Better late than never.
The Toronto Blue Jays have finally, if reluctantly, launched wholeheartedly into the aggressive rebuild that should have started 18 months ago but, for reasons of business concerns and competitive delusion, did not.
This is good, and there’s not much point dwelling on the fact “Shap-Kins” — the nickname attached to the Jays executive duo of Mark Shapiro and Ross Atkins — waited this long to get started. We all know why. They were managing up, trying to meet the desires and demands of ownership to keep folks coming to the ballpark and watching on television while preparing the team for the rebuild that ultimately had to come.
They got lots of support from the local media, folks that went along with the dreamlike belief that sure, the Jays could be competitive if Aaron Sanchez could be healthy and Jose Bautista could hit 40 home runs again and Kevin Pillar turned into Devon White overnight. After all, who wants to cover a loser? Much better to cover a team that could win if every possible good news scenario comes true.
That’s done. If anybody was at all uncertain any more about how this is going to go now, the release of shortstop Troy Tulowitzki this week was the final nail in the coffin that contains all the belief and excitement that was breathed back into the franchise in 2015 and 2016.
This was scorched earth stuff. Tulowitzki was hurt most of the time he was with the Jays, but when he played he was at times very effective, and beyond that, he was a high-profile, highly-paid veteran player. It cost $38 million (U.S.) just to make him go away.
Dumping him was the same as moving captain Dion Phaneuf was to the Maple Leafs. A symbolic statement as much as anything. Gets everybody’s attention.

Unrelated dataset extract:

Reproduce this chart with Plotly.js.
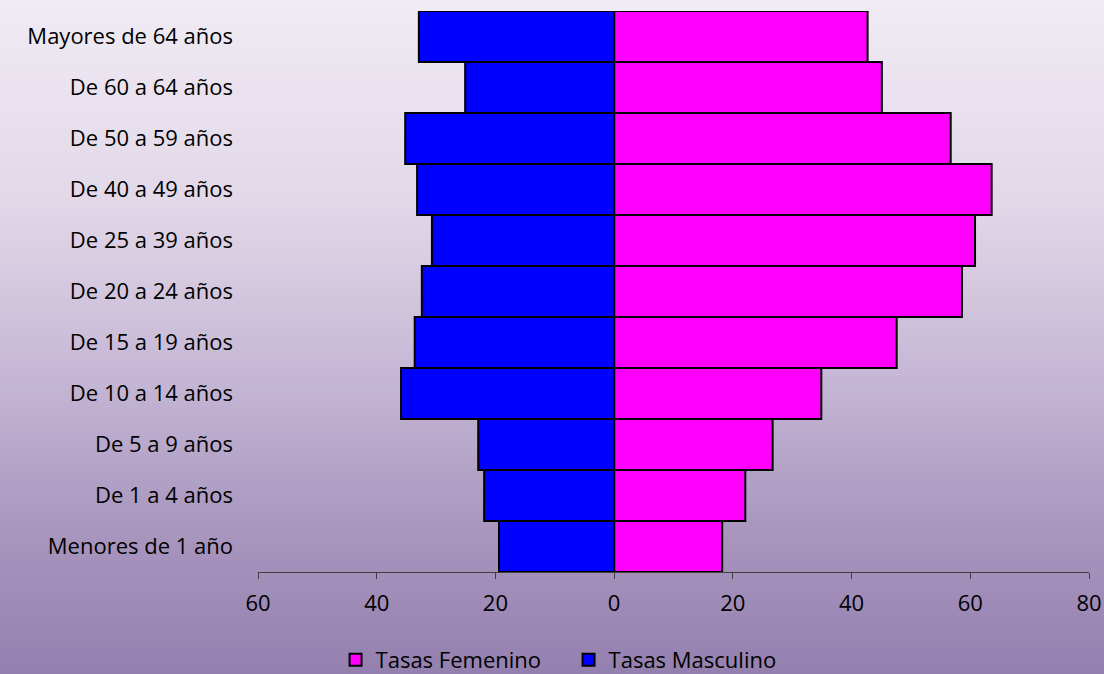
<!DOCTYPE html>
<html>
<head>
<meta charset="utf-8">
<script src="https://cdn.plot.ly/plotly-3.0.1.min.js"></script>
<style>
  html, body { margin: 0; padding: 0; }
  #chart {
    width: 1104px; height: 674px;
    background: linear-gradient(180deg, #f0ebf4 0%, #e2d8e8 30%, #c6b8d6 55%, #a997bf 78%, #9480af 100%);
  }
</style>
</head>
<body>
<div id="chart"></div>
<script>
const categories = [
  "Menores de 1 año", "De 1 a 4 años", "De 5 a 9 años", "De 10 a 14 años",
  "De 15 a 19 años", "De 20 a 24 años", "De 25 a 39 años", "De 40 a 49 años",
  "De 50 a 59 años", "De 60 a 64 años", "Mayores de 64 años"
];
const tasasFemenino = [18.2, 22.1, 26.7, 34.9, 47.6, 58.6, 60.8, 63.6, 56.7, 45.1, 42.7];
const tasasMasculino = [19.4, 21.9, 22.9, 35.9, 33.6, 32.4, 30.7, 33.2, 35.2, 25.1, 32.9];
const tickValues = [-60, -40, -20, 0, 20, 40, 60, 80];
const tickLabels = ["60", "40", "20", "0", "20", "40", "60", "80"];

const FONT = "'Open Sans', sans-serif";

const traces = [
  {
    type: "bar", orientation: "h", name: "Tasas Femenino",
    y: categories, x: tasasFemenino,
    marker: { color: "#ff00ff", line: { color: "#000000", width: 2 } },
    hoverinfo: "skip"
  },
  {
    type: "bar", orientation: "h", name: "Tasas Masculino",
    y: categories, x: tasasMasculino.map(v => -v),
    marker: { color: "#0000ff", line: { color: "#000000", width: 2 } },
    hoverinfo: "skip"
  }
];

const layout = {
  width: 1104, height: 674,
  paper_bgcolor: "rgba(0,0,0,0)",
  plot_bgcolor: "rgba(0,0,0,0)",
  margin: { l: 258, r: 15, t: 11, b: 102 },
  barmode: "relative",
  bargap: 0,
  font: { family: FONT, size: 22, color: "#000000" },
  xaxis: {
    range: [-60, 80],
    tickvals: tickValues, ticktext: tickLabels,
    showgrid: false, zeroline: false,
    showline: true, linecolor: "#404040", linewidth: 1,
    ticks: "outside", ticklen: 6, tickcolor: "#404040", tickwidth: 1,
    ticklabelstandoff: 6,
    tickfont: { family: FONT, size: 22, color: "#000000" },
    fixedrange: true
  },
  yaxis: {
    type: "category",
    showgrid: false, zeroline: false, showline: false,
    ticks: "", ticklabelstandoff: 24,
    tickfont: { family: FONT, size: 22, color: "#000000" },
    fixedrange: true
  },
  showlegend: true,
  legend: {
    orientation: "h",
    xref: "container", yref: "container",
    x: 0.515, xanchor: "center",
    y: 0.021, yanchor: "middle",
    traceorder: "normal",
    font: { family: FONT, size: 22, color: "#000000" },
    bgcolor: "rgba(0,0,0,0)",
    itemwidth: 30,
    entrywidth: 188, entrywidthmode: "pixels"
  }
};

Plotly.newPlot("chart", traces, layout, { displayModeBar: false, staticPlot: true });
</script>
</body>
</html>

A move that tells the world winning games is no longer the immediate priority, and tells the fans it’s time to view visiting the ballpark as a chance to view young players who might be reliable regulars some day. And to watch the other team.
This is going to take a while. The Boston Red Sox won 97 games in 2013, then dipped to 71 and 78 wins the following two years while demolishing one roster and building another, then got right back into the thick of things in 2016 with 93 wins. A superbly executed turnaround.
The Blue Jays are going to spend longer in the hinterland than that. There were the last two wasted seasons (76 and 73 wins) and now, we’re guessing, at least three more outside the post-season before Jays fans can even seriously consider the possibility of October baseball again.
This should be liberating for the Jays’ front office. They don’t have to play pretend anymore. Everybody understands exactly what’s happening here. There’s a job to be done, a big job, and they can now focus solely on that task. No longer should any move not serve the objective of the rebuild. The question that precedes every potential decision should be, “How does this help us take a run at a playoff position in 2022?”
That’s not going to make life very enjoyable in the short term for new manager Charlie Montoyo. Baltimore won just 47 ball games last year and Kansas City only 58, and those may be the numbers Montoyo is staring at in his first crack at managing a big league club. You’ve got to believe John Gibbons saw this one coming a mile away.
The reason to watch next season in Toronto is going to be to watch Vladimir Guerrero begin his quest to be as good or better than his famous dad, and perhaps Danny Jansen and Anthony Alford take the big leap forward. At some point, probably not next year, Bo Bichette will get his chance.
It looks like Justin Smoak will be part of this for now, and decisions will have to be made on Russell Martin, Pillar, Sanchez and Marcus Stroman. It’s useful to have veterans around, but they have to be the right veterans, the ones willing to teach and share. Apparently Tulowitzki wasn’t viewed that way.
The Jays spent the winter meetings searching for bargains, not stars, and grabbing an 18-year-old pitcher in the Rule 5 draft.
“We have an incredible feel for the opportunities,” said Atkins.
We’ll leave it to your imagination to guess at what “opportunity” might be to Atkins at this point in time.
So it truly begins. The prototype for teardown/rebuild in this town is obviously the Leafs, but baseball isn’t set up like hockey, and only a fool would imagine the Jays can go from 30th to near the top in just over two years like the Leafs have done.
So no point holding them to that standard. But Guerrero could by the Jays version of Auston Matthews, that seems clear, and possibly the first top-flight position player Toronto’s baseball organization has truly developed in a long, long time. If the Jays can develop three or four more good to very good major-leaguers, two of them pitchers, then they’ll truly be in business, and with a team that might be able to be more sustainable than the squad that Alex Anthopoulos (briefly) built.
And that’s what you want. It was a thrill, sure, to see the Jays back in the post-season, but that was an old team, the oldest in the majors, in fact. It was built on trades and two players — Bautista and Edwin Encarnacion — who were acquired as fringe Major Leaguers and blossomed into massive stars in Toronto.
Now we’ll see if Shap-kins can construct a winner from this scorched earth. It could be really interesting to watch, although painful.
At least we know where this is headed. No more confusion. No more pretend.